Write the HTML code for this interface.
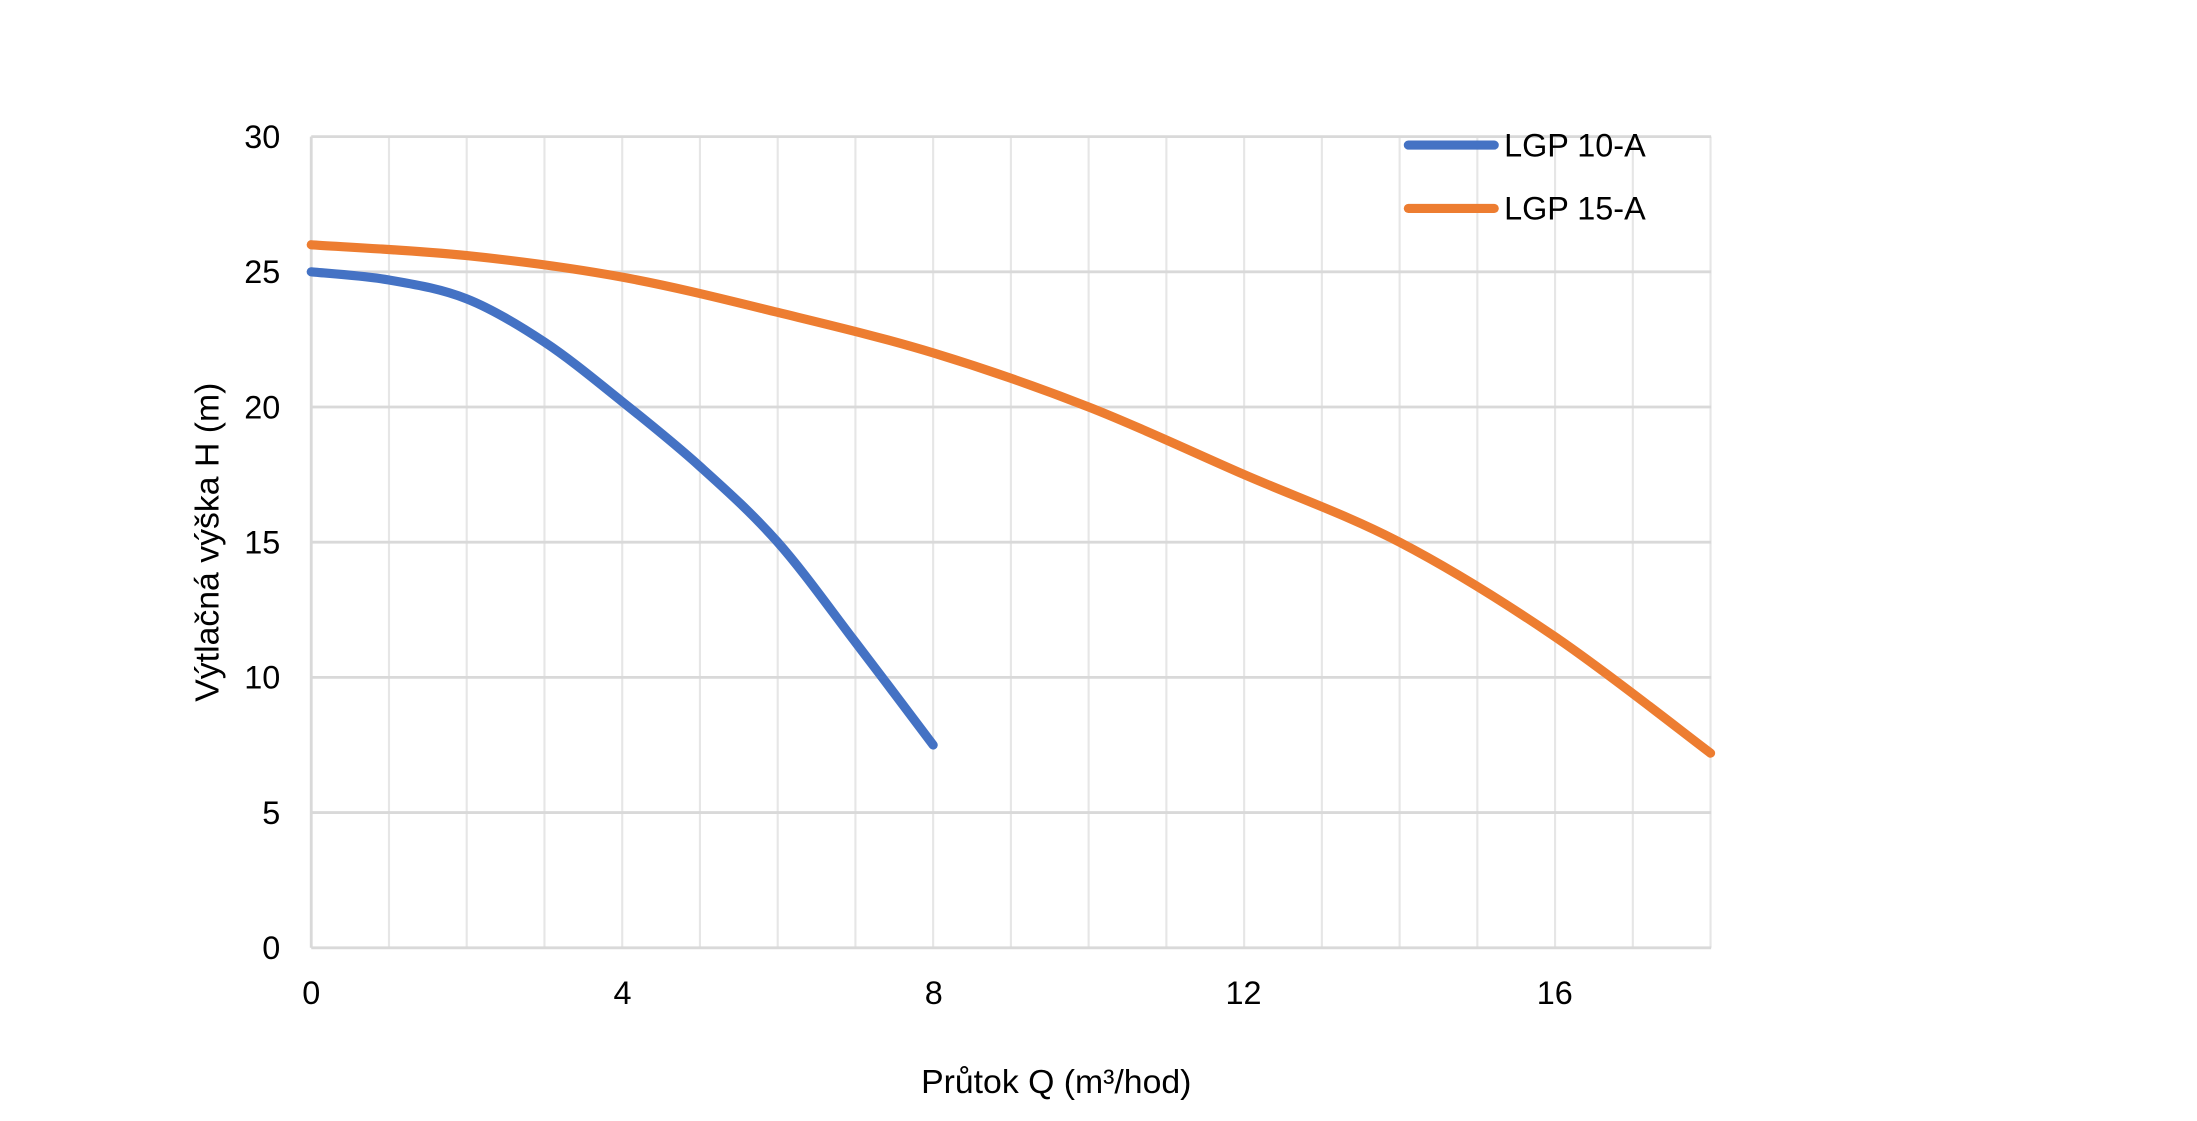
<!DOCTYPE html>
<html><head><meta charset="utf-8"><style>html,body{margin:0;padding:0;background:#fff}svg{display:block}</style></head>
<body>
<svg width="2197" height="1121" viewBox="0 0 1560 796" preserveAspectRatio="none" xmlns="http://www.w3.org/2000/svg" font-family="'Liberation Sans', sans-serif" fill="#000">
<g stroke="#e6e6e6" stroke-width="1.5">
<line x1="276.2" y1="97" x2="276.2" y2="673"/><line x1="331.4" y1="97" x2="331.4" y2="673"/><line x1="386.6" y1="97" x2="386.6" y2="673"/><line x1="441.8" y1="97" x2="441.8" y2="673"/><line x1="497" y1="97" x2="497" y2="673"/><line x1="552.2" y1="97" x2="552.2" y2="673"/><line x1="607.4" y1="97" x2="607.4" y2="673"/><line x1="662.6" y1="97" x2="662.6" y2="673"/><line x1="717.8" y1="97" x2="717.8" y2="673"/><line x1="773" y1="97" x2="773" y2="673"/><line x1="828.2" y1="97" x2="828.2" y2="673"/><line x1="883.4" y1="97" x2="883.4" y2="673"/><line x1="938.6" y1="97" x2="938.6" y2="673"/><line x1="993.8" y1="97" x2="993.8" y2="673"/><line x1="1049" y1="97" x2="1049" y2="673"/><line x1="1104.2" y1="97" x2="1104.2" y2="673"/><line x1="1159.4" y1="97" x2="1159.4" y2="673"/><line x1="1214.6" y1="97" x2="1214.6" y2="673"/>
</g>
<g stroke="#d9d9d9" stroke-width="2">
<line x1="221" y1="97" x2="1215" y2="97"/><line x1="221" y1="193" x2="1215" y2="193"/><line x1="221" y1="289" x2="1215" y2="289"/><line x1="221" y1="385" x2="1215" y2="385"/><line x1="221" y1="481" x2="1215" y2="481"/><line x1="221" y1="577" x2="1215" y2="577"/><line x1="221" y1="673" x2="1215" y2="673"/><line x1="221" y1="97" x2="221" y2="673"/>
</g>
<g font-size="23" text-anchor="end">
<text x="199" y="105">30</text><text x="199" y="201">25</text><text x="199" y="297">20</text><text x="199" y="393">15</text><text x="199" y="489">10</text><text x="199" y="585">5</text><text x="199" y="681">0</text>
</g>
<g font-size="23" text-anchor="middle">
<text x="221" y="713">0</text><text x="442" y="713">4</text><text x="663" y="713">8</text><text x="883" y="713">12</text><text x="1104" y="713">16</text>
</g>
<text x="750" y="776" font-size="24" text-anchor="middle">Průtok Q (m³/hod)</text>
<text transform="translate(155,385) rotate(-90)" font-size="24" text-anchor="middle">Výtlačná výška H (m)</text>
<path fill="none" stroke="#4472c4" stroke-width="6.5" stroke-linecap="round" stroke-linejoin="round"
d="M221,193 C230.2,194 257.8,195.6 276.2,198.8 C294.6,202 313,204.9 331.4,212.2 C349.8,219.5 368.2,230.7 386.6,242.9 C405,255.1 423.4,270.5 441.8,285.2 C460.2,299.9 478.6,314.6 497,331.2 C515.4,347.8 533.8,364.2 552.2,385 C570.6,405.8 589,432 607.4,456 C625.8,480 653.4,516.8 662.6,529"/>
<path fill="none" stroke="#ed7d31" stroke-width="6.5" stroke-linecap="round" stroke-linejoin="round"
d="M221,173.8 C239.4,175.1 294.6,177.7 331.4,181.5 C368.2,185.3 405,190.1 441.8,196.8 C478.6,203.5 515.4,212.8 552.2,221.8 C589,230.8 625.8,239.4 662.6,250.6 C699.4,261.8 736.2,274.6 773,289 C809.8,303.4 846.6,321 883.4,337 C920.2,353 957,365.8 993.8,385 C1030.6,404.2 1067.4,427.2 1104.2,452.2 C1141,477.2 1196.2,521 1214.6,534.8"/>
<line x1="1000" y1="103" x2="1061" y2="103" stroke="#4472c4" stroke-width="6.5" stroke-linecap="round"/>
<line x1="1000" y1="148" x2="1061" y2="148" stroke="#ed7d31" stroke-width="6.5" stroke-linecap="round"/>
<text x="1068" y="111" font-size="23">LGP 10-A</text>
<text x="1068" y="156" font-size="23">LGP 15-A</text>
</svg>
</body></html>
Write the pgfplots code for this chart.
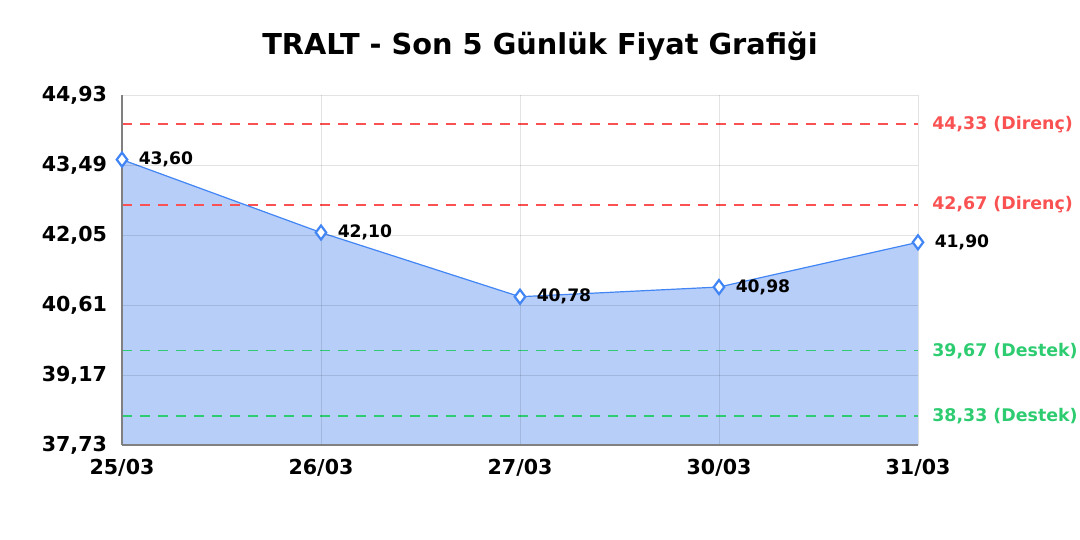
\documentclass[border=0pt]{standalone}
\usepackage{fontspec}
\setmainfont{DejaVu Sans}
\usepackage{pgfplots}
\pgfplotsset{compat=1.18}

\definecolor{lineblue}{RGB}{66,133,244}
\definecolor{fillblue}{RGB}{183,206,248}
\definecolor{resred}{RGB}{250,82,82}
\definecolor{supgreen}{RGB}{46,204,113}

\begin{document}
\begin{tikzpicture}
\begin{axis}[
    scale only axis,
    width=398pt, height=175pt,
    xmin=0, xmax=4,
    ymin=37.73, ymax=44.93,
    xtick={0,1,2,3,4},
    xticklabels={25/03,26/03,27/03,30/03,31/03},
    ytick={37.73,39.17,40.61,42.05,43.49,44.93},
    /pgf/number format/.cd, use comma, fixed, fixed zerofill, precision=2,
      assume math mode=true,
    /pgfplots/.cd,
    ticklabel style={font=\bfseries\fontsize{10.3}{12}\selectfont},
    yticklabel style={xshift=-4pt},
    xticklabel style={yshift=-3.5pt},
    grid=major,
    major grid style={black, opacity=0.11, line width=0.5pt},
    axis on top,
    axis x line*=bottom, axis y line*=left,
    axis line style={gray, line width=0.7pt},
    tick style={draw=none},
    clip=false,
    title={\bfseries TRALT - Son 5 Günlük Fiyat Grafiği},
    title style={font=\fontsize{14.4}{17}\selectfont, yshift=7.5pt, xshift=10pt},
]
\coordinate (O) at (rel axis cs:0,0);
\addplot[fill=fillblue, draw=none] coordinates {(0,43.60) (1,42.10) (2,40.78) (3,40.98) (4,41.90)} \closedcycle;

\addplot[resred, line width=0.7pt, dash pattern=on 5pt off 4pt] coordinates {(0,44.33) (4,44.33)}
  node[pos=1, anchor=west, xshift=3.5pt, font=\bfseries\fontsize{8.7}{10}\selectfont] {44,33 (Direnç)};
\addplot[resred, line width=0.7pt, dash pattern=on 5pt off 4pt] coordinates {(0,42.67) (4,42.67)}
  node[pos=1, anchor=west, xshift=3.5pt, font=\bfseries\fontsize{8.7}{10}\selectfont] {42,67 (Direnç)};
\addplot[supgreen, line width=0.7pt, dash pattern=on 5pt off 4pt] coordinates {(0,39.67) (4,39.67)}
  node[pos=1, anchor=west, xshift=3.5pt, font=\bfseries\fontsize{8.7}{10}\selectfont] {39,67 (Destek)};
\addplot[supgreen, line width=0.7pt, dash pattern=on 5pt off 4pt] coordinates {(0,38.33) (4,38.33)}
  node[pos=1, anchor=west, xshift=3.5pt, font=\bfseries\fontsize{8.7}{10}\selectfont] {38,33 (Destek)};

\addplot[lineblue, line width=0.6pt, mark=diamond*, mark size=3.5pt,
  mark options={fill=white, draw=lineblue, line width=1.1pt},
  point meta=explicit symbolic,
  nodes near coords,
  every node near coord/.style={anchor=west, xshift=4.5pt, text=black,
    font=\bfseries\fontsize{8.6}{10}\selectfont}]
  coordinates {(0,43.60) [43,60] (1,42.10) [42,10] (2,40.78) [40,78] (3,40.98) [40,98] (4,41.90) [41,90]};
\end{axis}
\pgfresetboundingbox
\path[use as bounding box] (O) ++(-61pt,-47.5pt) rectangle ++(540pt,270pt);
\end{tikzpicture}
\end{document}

*Stated problem*.
Each line of the data should be quoted exactly, with pictures left out.

*Result below*.
Write the HTML code for this interface.
<!DOCTYPE html>
<html><head><meta charset="utf-8"><style>html,body{margin:0;padding:0;background:#fff}svg{display:block}</style></head>
<body>
<svg width="2197" height="1121" viewBox="0 0 1560 796" preserveAspectRatio="none" xmlns="http://www.w3.org/2000/svg" font-family="'Liberation Sans', sans-serif" fill="#000">
<g stroke="#e6e6e6" stroke-width="1.5">
<line x1="276.2" y1="97" x2="276.2" y2="673"/><line x1="331.4" y1="97" x2="331.4" y2="673"/><line x1="386.6" y1="97" x2="386.6" y2="673"/><line x1="441.8" y1="97" x2="441.8" y2="673"/><line x1="497" y1="97" x2="497" y2="673"/><line x1="552.2" y1="97" x2="552.2" y2="673"/><line x1="607.4" y1="97" x2="607.4" y2="673"/><line x1="662.6" y1="97" x2="662.6" y2="673"/><line x1="717.8" y1="97" x2="717.8" y2="673"/><line x1="773" y1="97" x2="773" y2="673"/><line x1="828.2" y1="97" x2="828.2" y2="673"/><line x1="883.4" y1="97" x2="883.4" y2="673"/><line x1="938.6" y1="97" x2="938.6" y2="673"/><line x1="993.8" y1="97" x2="993.8" y2="673"/><line x1="1049" y1="97" x2="1049" y2="673"/><line x1="1104.2" y1="97" x2="1104.2" y2="673"/><line x1="1159.4" y1="97" x2="1159.4" y2="673"/><line x1="1214.6" y1="97" x2="1214.6" y2="673"/>
</g>
<g stroke="#d9d9d9" stroke-width="2">
<line x1="221" y1="97" x2="1215" y2="97"/><line x1="221" y1="193" x2="1215" y2="193"/><line x1="221" y1="289" x2="1215" y2="289"/><line x1="221" y1="385" x2="1215" y2="385"/><line x1="221" y1="481" x2="1215" y2="481"/><line x1="221" y1="577" x2="1215" y2="577"/><line x1="221" y1="673" x2="1215" y2="673"/><line x1="221" y1="97" x2="221" y2="673"/>
</g>
<g font-size="23" text-anchor="end">
<text x="199" y="105">30</text><text x="199" y="201">25</text><text x="199" y="297">20</text><text x="199" y="393">15</text><text x="199" y="489">10</text><text x="199" y="585">5</text><text x="199" y="681">0</text>
</g>
<g font-size="23" text-anchor="middle">
<text x="221" y="713">0</text><text x="442" y="713">4</text><text x="663" y="713">8</text><text x="883" y="713">12</text><text x="1104" y="713">16</text>
</g>
<text x="750" y="776" font-size="24" text-anchor="middle">Průtok Q (m³/hod)</text>
<text transform="translate(155,385) rotate(-90)" font-size="24" text-anchor="middle">Výtlačná výška H (m)</text>
<path fill="none" stroke="#4472c4" stroke-width="6.5" stroke-linecap="round" stroke-linejoin="round"
d="M221,193 C230.2,194 257.8,195.6 276.2,198.8 C294.6,202 313,204.9 331.4,212.2 C349.8,219.5 368.2,230.7 386.6,242.9 C405,255.1 423.4,270.5 441.8,285.2 C460.2,299.9 478.6,314.6 497,331.2 C515.4,347.8 533.8,364.2 552.2,385 C570.6,405.8 589,432 607.4,456 C625.8,480 653.4,516.8 662.6,529"/>
<path fill="none" stroke="#ed7d31" stroke-width="6.5" stroke-linecap="round" stroke-linejoin="round"
d="M221,173.8 C239.4,175.1 294.6,177.7 331.4,181.5 C368.2,185.3 405,190.1 441.8,196.8 C478.6,203.5 515.4,212.8 552.2,221.8 C589,230.8 625.8,239.4 662.6,250.6 C699.4,261.8 736.2,274.6 773,289 C809.8,303.4 846.6,321 883.4,337 C920.2,353 957,365.8 993.8,385 C1030.6,404.2 1067.4,427.2 1104.2,452.2 C1141,477.2 1196.2,521 1214.6,534.8"/>
<line x1="1000" y1="103" x2="1061" y2="103" stroke="#4472c4" stroke-width="6.5" stroke-linecap="round"/>
<line x1="1000" y1="148" x2="1061" y2="148" stroke="#ed7d31" stroke-width="6.5" stroke-linecap="round"/>
<text x="1068" y="111" font-size="23">LGP 10-A</text>
<text x="1068" y="156" font-size="23">LGP 15-A</text>
</svg>
</body></html>
Write the pgfplots code for this chart.
\documentclass[border=0pt]{standalone}
\usepackage{fontspec}
\setmainfont{DejaVu Sans}
\usepackage{pgfplots}
\pgfplotsset{compat=1.18}

\definecolor{lineblue}{RGB}{66,133,244}
\definecolor{fillblue}{RGB}{183,206,248}
\definecolor{resred}{RGB}{250,82,82}
\definecolor{supgreen}{RGB}{46,204,113}

\begin{document}
\begin{tikzpicture}
\begin{axis}[
    scale only axis,
    width=398pt, height=175pt,
    xmin=0, xmax=4,
    ymin=37.73, ymax=44.93,
    xtick={0,1,2,3,4},
    xticklabels={25/03,26/03,27/03,30/03,31/03},
    ytick={37.73,39.17,40.61,42.05,43.49,44.93},
    /pgf/number format/.cd, use comma, fixed, fixed zerofill, precision=2,
      assume math mode=true,
    /pgfplots/.cd,
    ticklabel style={font=\bfseries\fontsize{10.3}{12}\selectfont},
    yticklabel style={xshift=-4pt},
    xticklabel style={yshift=-3.5pt},
    grid=major,
    major grid style={black, opacity=0.11, line width=0.5pt},
    axis on top,
    axis x line*=bottom, axis y line*=left,
    axis line style={gray, line width=0.7pt},
    tick style={draw=none},
    clip=false,
    title={\bfseries TRALT - Son 5 Günlük Fiyat Grafiği},
    title style={font=\fontsize{14.4}{17}\selectfont, yshift=7.5pt, xshift=10pt},
]
\coordinate (O) at (rel axis cs:0,0);
\addplot[fill=fillblue, draw=none] coordinates {(0,43.60) (1,42.10) (2,40.78) (3,40.98) (4,41.90)} \closedcycle;

\addplot[resred, line width=0.7pt, dash pattern=on 5pt off 4pt] coordinates {(0,44.33) (4,44.33)}
  node[pos=1, anchor=west, xshift=3.5pt, font=\bfseries\fontsize{8.7}{10}\selectfont] {44,33 (Direnç)};
\addplot[resred, line width=0.7pt, dash pattern=on 5pt off 4pt] coordinates {(0,42.67) (4,42.67)}
  node[pos=1, anchor=west, xshift=3.5pt, font=\bfseries\fontsize{8.7}{10}\selectfont] {42,67 (Direnç)};
\addplot[supgreen, line width=0.7pt, dash pattern=on 5pt off 4pt] coordinates {(0,39.67) (4,39.67)}
  node[pos=1, anchor=west, xshift=3.5pt, font=\bfseries\fontsize{8.7}{10}\selectfont] {39,67 (Destek)};
\addplot[supgreen, line width=0.7pt, dash pattern=on 5pt off 4pt] coordinates {(0,38.33) (4,38.33)}
  node[pos=1, anchor=west, xshift=3.5pt, font=\bfseries\fontsize{8.7}{10}\selectfont] {38,33 (Destek)};

\addplot[lineblue, line width=0.6pt, mark=diamond*, mark size=3.5pt,
  mark options={fill=white, draw=lineblue, line width=1.1pt},
  point meta=explicit symbolic,
  nodes near coords,
  every node near coord/.style={anchor=west, xshift=4.5pt, text=black,
    font=\bfseries\fontsize{8.6}{10}\selectfont}]
  coordinates {(0,43.60) [43,60] (1,42.10) [42,10] (2,40.78) [40,78] (3,40.98) [40,98] (4,41.90) [41,90]};
\end{axis}
\pgfresetboundingbox
\path[use as bounding box] (O) ++(-61pt,-47.5pt) rectangle ++(540pt,270pt);
\end{tikzpicture}
\end{document}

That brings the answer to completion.